(Figure scripts)
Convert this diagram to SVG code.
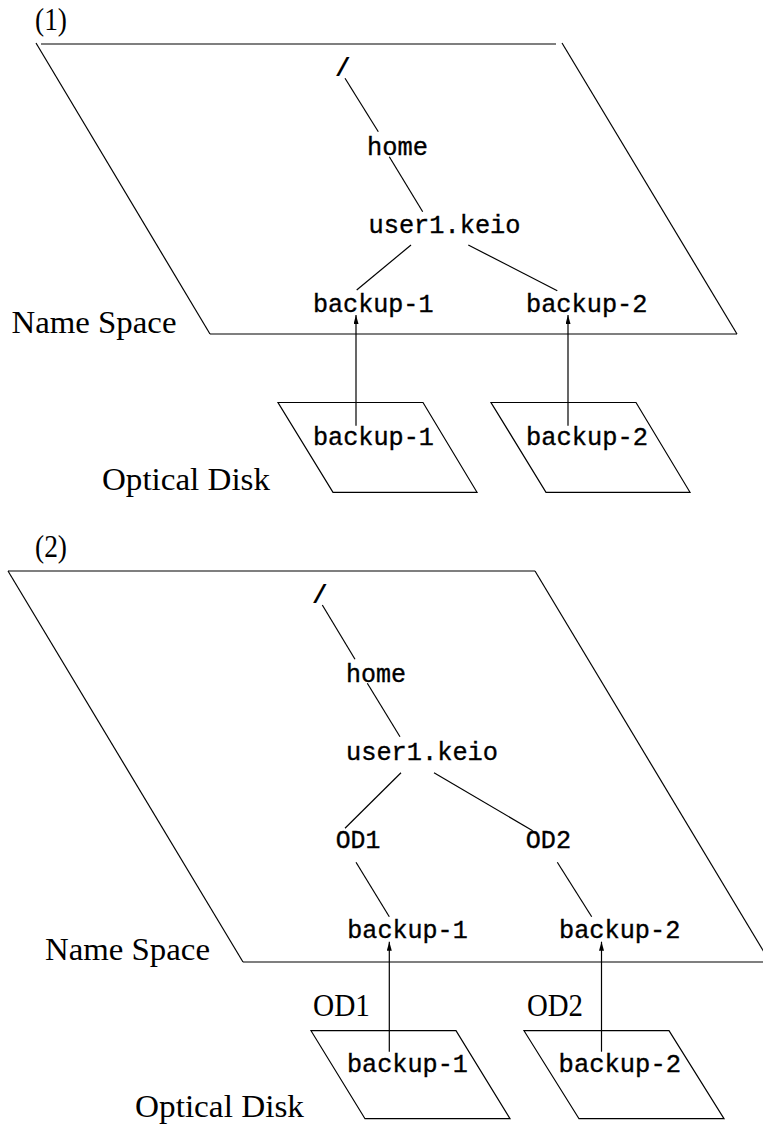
<svg xmlns="http://www.w3.org/2000/svg" width="763" height="1126" viewBox="0 0 763 1126">
<style>
.ln{stroke:#000;stroke-width:1.2;fill:none}
.bx{stroke:#000;stroke-width:1.2;fill:none;stroke-linejoin:miter}
.tt{font-family:"Liberation Mono","DejaVu Sans Mono",monospace;font-size:25.5px;fill:#000;stroke:#000;stroke-width:0.35}
.sl{font-family:"Liberation Mono","DejaVu Sans Mono",monospace;font-size:26px;font-weight:bold;fill:#000}
.rm{font-family:"Liberation Serif","DejaVu Serif",serif;font-size:32px;fill:#000}
</style>
<defs>
<marker id="ah" markerUnits="userSpaceOnUse" markerWidth="10" markerHeight="6" refX="9" refY="2.5" orient="auto">
<path d="M0,0 L9,2.5 L0,5 z" fill="#000"/>
</marker>
</defs>
<rect width="763" height="1126" fill="#fff"/>

<!-- Panel 1 -->
<g id="label1"><text class="rm" x="35" y="29.5" textLength="32" lengthAdjust="spacingAndGlyphs">(1)</text></g>
<g id="namespace1">
<line class="ln" x1="41" y1="44" x2="556" y2="44"/>
<line class="ln" x1="36" y1="43" x2="210" y2="334"/>
<line class="ln" x1="210" y1="334" x2="737" y2="334"/>
<line class="ln" x1="562" y1="43" x2="737" y2="334"/>
<text class="rm" x="11.5" y="333.3" textLength="165" lengthAdjust="spacingAndGlyphs">Name Space</text>
</g>
<g id="p1-root"><text class="sl" x="335" y="76">/</text></g>
<g id="p1-home"><text class="tt" x="367" y="155" textLength="61" lengthAdjust="spacingAndGlyphs">home</text></g>
<g id="p1-user"><text class="tt" x="368.5" y="233" textLength="152" lengthAdjust="spacingAndGlyphs">user1.keio</text></g>
<g id="p1-b1"><text class="tt" x="313" y="311.5" textLength="120.5" lengthAdjust="spacingAndGlyphs">backup-1</text></g>
<g id="p1-b2"><text class="tt" x="526" y="311.5" textLength="121.5" lengthAdjust="spacingAndGlyphs">backup-2</text></g>
<g id="p1-od1">
<polygon class="bx" points="278,402.5 423,402.5 477,492.3 333,492.3"/>
<text class="tt" x="313" y="444.5" textLength="121" lengthAdjust="spacingAndGlyphs">backup-1</text>
</g>
<g id="p1-od2">
<polygon class="bx" points="491,402.5 636,402.5 690,492.3 546,492.3"/>
<text class="tt" x="526" y="444.5" textLength="122" lengthAdjust="spacingAndGlyphs">backup-2</text>
</g>
<g id="p1-oddisk"><text class="rm" x="102" y="490" textLength="168" lengthAdjust="spacingAndGlyphs">Optical Disk</text></g>

<!-- Panel 2 -->
<g id="label2"><text class="rm" x="35" y="557" textLength="32" lengthAdjust="spacingAndGlyphs">(2)</text></g>
<g id="namespace2">
<line class="ln" x1="8" y1="571" x2="535" y2="571"/>
<line class="ln" x1="8" y1="571" x2="243" y2="962"/>
<line class="ln" x1="243" y1="962" x2="763" y2="962"/>
<line class="ln" x1="535" y1="571" x2="770" y2="962"/>
<text class="rm" x="45" y="960" textLength="165" lengthAdjust="spacingAndGlyphs">Name Space</text>
</g>
<g id="p2-root"><text class="sl" x="312" y="603">/</text></g>
<g id="p2-home"><text class="tt" x="346" y="681.7" textLength="60" lengthAdjust="spacingAndGlyphs">home</text></g>
<g id="p2-user"><text class="tt" x="346" y="760" textLength="152" lengthAdjust="spacingAndGlyphs">user1.keio</text></g>
<g id="p2-od1n"><text class="tt" x="335.7" y="848.3" textLength="44.6" lengthAdjust="spacingAndGlyphs">OD1</text></g>
<g id="p2-od2n"><text class="tt" x="525.7" y="848.3" textLength="45.3" lengthAdjust="spacingAndGlyphs">OD2</text></g>
<g id="p2-b1"><text class="tt" x="347.3" y="938.3" textLength="120.4" lengthAdjust="spacingAndGlyphs">backup-1</text></g>
<g id="p2-b2"><text class="tt" x="559" y="938.3" textLength="121.3" lengthAdjust="spacingAndGlyphs">backup-2</text></g>
<g id="p2-od1">
<polygon class="bx" points="311,1030.7 456,1030.7 510,1118.7 365,1118.7"/>
<text class="rm" x="313" y="1015.7" textLength="57" lengthAdjust="spacingAndGlyphs">OD1</text>
<text class="tt" x="347" y="1071.7" textLength="121" lengthAdjust="spacingAndGlyphs">backup-1</text>
</g>
<g id="p2-od2">
<polygon class="bx" points="524,1030.7 669,1030.7 724,1118.7 579,1118.7"/>
<text class="rm" x="527" y="1015.7" textLength="56" lengthAdjust="spacingAndGlyphs">OD2</text>
<text class="tt" x="558.6" y="1071.7" textLength="122.4" lengthAdjust="spacingAndGlyphs">backup-2</text>
</g>
<g id="p2-oddisk"><text class="rm" x="135" y="1116.7" textLength="169" lengthAdjust="spacingAndGlyphs">Optical Disk</text></g>

<!-- Connectors -->
<g id="connectors">
<line class="ln" x1="345" y1="78.3" x2="378.3" y2="131.7"/>
<line class="ln" x1="389.3" y1="156.7" x2="422.7" y2="211.7"/>
<line class="ln" x1="411" y1="245" x2="356.7" y2="290"/>
<line class="ln" x1="468.3" y1="245" x2="557.3" y2="290.7"/>
<line class="ln" x1="356" y1="425.7" x2="356" y2="315" marker-end="url(#ah)"/>
<line class="ln" x1="568" y1="425.7" x2="568" y2="315" marker-end="url(#ah)"/>

<line class="ln" x1="322.3" y1="605" x2="355" y2="659.3"/>
<line class="ln" x1="367.3" y1="683.3" x2="400" y2="736.7"/>
<line class="ln" x1="401" y1="772.7" x2="345" y2="828.3"/>
<line class="ln" x1="434" y1="772.7" x2="532.7" y2="830.7"/>
<line class="ln" x1="356" y1="862.3" x2="389.3" y2="916.7"/>
<line class="ln" x1="557.3" y1="862.3" x2="591.7" y2="916.7"/>
<line class="ln" x1="389.3" y1="1051.7" x2="389.3" y2="941.7" marker-end="url(#ah)"/>
<line class="ln" x1="601.5" y1="1051.7" x2="601.5" y2="941.7" marker-end="url(#ah)"/>
</g>
</svg>
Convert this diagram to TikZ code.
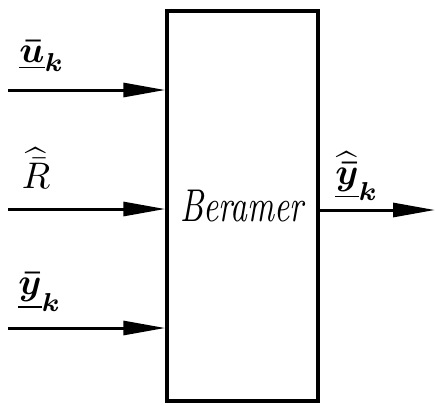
\documentclass[tikz,border=0pt]{standalone}
\usepackage{amsmath}
\usetikzlibrary{arrows.meta}
\begin{document}
\begin{tikzpicture}[x=1pt,y=-1pt,
  blockbox/.style={draw,line width=3.4pt,minimum width=151pt,minimum height=390pt,inner sep=0pt},
  sig/.style={line width=3pt,-{Triangle[length=42pt,width=14pt]}},
  lbl/.style={inner sep=0pt,scale=3.7,transform shape}]
\useasboundingbox (0,0) rectangle (435,405);
\node[blockbox] (box) at (242.5,206) {};
\node[inner sep=0pt,font=\itshape,xscale=3.3,yscale=4.6,transform shape] (name) at (242,206) {Beramer};
\coordinate (in1) at (8,90);
\coordinate (in2) at (8,209);
\coordinate (in3) at (8,328);
\coordinate (out) at (435,210);
\draw[sig] (in1) -- (box.west |- in1);
\draw[sig] (in2) -- (box.west |- in2);
\draw[sig] (in3) -- (box.west |- in3);
\draw[sig] (box.east |- out) -- (out);
\node[lbl] (l1) at (42,56) {$\boldsymbol{\underline{\bar{u}}_k}$};
\node[lbl] (l2) at (36,168) {$\widehat{\bar{R}}$};
\node[lbl] (l3) at (40,292) {$\boldsymbol{\underline{\bar{y}}_k}$};
\node[lbl] (l4) at (357,176) {$\boldsymbol{\underline{\widehat{\bar{y}}}_k}$};
\end{tikzpicture}
\end{document}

:: The problem ::
In the entries above, find every line holding the word "code" and copy it out.

:: Response below ::
Convert this diagram to SVG code.
Convert this diagram to TikZ code.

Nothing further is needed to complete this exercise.